--- start of Material provided ---

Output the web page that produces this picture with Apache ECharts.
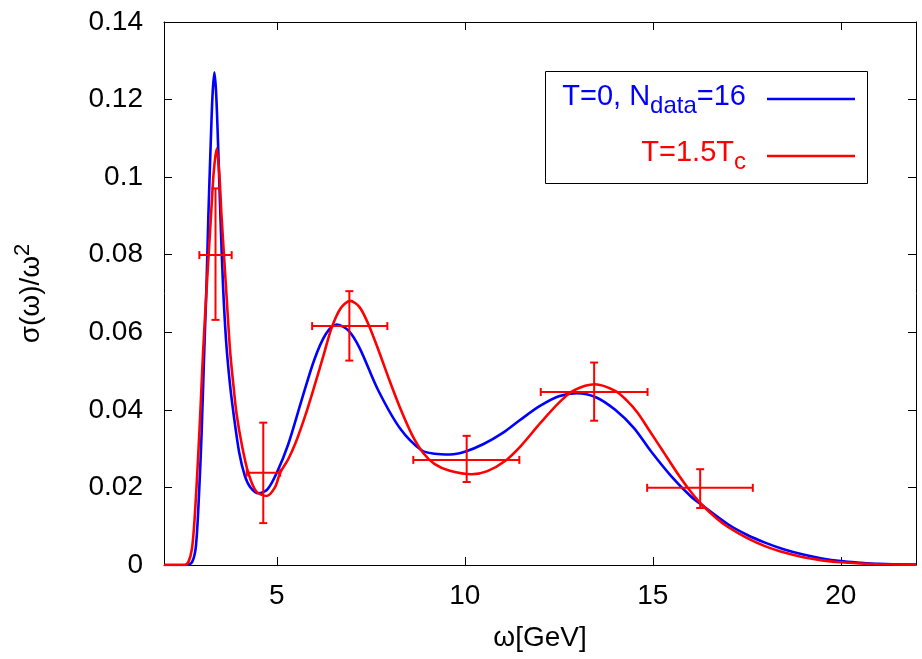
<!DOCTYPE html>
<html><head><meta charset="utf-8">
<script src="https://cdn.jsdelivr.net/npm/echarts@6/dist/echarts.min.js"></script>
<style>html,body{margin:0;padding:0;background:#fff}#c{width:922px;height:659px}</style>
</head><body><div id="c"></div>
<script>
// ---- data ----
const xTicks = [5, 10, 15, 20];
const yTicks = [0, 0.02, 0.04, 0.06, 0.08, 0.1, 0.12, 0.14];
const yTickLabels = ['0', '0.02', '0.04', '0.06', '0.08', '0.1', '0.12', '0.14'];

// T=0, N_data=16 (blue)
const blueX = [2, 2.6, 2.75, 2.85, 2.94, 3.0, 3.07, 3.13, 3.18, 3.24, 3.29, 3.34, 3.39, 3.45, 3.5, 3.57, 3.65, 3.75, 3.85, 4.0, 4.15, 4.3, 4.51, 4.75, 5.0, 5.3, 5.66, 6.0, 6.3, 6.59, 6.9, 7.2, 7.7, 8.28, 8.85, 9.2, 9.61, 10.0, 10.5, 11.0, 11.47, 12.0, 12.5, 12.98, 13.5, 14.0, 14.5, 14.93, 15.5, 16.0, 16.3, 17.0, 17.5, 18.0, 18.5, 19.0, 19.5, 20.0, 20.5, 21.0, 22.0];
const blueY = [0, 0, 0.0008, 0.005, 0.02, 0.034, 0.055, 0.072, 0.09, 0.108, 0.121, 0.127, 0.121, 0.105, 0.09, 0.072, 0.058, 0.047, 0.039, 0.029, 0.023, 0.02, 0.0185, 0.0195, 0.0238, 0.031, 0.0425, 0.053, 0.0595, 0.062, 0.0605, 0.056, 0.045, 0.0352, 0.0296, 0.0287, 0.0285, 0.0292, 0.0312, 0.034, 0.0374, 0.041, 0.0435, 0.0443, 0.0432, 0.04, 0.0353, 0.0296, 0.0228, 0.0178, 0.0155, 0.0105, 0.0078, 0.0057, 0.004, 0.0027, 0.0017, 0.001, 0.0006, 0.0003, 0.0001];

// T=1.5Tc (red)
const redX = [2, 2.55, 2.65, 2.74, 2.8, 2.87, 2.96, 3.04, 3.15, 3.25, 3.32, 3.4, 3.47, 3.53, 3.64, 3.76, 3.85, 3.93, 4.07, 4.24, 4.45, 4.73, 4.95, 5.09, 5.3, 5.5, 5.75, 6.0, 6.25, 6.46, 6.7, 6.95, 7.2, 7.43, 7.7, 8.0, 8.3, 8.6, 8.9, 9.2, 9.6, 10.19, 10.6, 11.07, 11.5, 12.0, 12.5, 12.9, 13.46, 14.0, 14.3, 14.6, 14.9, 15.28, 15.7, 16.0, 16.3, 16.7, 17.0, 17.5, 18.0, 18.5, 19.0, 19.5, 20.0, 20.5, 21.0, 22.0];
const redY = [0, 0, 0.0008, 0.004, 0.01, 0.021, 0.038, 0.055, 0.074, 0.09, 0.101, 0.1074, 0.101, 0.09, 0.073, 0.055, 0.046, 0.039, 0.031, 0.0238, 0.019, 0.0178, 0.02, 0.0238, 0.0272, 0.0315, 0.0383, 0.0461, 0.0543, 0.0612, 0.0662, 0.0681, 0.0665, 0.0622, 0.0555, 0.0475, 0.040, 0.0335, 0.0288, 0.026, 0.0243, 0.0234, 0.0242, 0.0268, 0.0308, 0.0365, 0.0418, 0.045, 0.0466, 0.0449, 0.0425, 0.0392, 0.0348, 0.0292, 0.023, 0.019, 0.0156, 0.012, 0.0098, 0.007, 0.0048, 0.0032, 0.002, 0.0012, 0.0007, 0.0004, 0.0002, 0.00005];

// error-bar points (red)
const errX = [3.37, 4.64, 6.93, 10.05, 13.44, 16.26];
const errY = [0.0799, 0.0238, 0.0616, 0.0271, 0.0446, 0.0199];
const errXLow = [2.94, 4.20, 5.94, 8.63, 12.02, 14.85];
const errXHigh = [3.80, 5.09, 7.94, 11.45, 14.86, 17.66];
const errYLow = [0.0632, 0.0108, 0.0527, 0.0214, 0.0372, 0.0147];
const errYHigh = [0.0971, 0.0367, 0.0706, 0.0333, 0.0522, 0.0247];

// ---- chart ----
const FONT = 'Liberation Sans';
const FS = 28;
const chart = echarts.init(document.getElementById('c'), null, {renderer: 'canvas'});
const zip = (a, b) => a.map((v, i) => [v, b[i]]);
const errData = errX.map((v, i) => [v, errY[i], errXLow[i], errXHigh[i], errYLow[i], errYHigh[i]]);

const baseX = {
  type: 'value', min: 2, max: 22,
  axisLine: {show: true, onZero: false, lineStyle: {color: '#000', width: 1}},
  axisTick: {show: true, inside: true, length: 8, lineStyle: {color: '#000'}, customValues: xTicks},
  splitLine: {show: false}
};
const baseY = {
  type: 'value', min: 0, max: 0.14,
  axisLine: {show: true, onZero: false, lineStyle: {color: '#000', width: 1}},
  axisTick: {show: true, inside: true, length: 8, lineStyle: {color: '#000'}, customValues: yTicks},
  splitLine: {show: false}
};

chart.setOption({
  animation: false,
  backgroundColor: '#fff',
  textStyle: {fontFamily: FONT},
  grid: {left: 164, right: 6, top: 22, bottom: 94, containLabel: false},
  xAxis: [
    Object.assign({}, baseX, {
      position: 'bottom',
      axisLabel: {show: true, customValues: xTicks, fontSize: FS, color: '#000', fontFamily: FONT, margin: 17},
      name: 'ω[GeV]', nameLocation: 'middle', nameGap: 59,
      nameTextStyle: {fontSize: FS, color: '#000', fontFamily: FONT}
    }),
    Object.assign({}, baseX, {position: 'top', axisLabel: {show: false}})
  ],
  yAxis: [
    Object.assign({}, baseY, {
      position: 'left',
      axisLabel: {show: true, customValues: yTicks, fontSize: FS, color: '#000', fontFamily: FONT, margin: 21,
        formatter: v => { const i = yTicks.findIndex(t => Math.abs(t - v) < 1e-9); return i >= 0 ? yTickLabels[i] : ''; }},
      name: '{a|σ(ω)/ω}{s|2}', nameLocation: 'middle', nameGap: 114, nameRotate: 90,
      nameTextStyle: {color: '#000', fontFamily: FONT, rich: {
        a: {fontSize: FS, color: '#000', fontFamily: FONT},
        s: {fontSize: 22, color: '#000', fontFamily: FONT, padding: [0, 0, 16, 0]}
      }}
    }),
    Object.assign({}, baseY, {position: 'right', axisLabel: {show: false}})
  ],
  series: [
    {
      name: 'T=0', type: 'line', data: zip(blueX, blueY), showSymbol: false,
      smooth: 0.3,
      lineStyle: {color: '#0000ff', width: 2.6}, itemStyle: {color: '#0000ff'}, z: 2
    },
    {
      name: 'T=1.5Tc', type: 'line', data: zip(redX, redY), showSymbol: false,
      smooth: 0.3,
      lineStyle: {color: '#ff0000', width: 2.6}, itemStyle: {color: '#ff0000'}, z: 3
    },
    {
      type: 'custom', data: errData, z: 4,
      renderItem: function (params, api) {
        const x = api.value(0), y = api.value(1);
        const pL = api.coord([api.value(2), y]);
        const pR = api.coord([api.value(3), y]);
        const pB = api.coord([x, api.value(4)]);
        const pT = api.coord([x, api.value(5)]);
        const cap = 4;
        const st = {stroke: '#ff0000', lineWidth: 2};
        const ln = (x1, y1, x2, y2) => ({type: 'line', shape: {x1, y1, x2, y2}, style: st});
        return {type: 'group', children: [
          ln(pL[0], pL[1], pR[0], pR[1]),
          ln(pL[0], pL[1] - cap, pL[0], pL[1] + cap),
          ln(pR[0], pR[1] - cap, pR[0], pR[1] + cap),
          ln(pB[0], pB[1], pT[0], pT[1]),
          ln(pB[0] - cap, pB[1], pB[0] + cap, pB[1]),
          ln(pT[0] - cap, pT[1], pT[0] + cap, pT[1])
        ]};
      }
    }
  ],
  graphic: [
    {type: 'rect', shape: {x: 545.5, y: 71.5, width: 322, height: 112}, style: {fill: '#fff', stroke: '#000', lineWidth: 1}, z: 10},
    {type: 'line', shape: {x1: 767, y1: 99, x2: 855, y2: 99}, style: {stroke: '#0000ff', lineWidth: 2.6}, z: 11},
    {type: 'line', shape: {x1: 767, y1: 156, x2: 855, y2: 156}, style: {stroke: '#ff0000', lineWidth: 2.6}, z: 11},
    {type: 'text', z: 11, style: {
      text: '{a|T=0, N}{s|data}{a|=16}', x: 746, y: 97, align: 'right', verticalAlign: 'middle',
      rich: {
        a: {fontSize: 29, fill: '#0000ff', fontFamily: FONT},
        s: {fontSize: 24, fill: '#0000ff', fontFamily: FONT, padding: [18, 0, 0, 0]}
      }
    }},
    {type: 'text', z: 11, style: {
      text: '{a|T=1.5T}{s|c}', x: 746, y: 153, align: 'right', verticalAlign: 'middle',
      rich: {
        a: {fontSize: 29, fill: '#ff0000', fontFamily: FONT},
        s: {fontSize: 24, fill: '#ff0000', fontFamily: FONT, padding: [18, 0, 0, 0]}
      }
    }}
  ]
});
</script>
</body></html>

--- end of Material provided ---

* The exercise: Each line from the top of the material through the line containing "['0', '0.02', '0.04', '0.06', '0.08', '0.1', '0.12', '0.14'];" should be reproduced exactly; please drop any images.

* The output:
Output the web page that produces this picture with Apache ECharts.
<!DOCTYPE html>
<html><head><meta charset="utf-8">
<script src="https://cdn.jsdelivr.net/npm/echarts@6/dist/echarts.min.js"></script>
<style>html,body{margin:0;padding:0;background:#fff}#c{width:922px;height:659px}</style>
</head><body><div id="c"></div>
<script>
// ---- data ----
const xTicks = [5, 10, 15, 20];
const yTicks = [0, 0.02, 0.04, 0.06, 0.08, 0.1, 0.12, 0.14];
const yTickLabels = ['0', '0.02', '0.04', '0.06', '0.08', '0.1', '0.12', '0.14'];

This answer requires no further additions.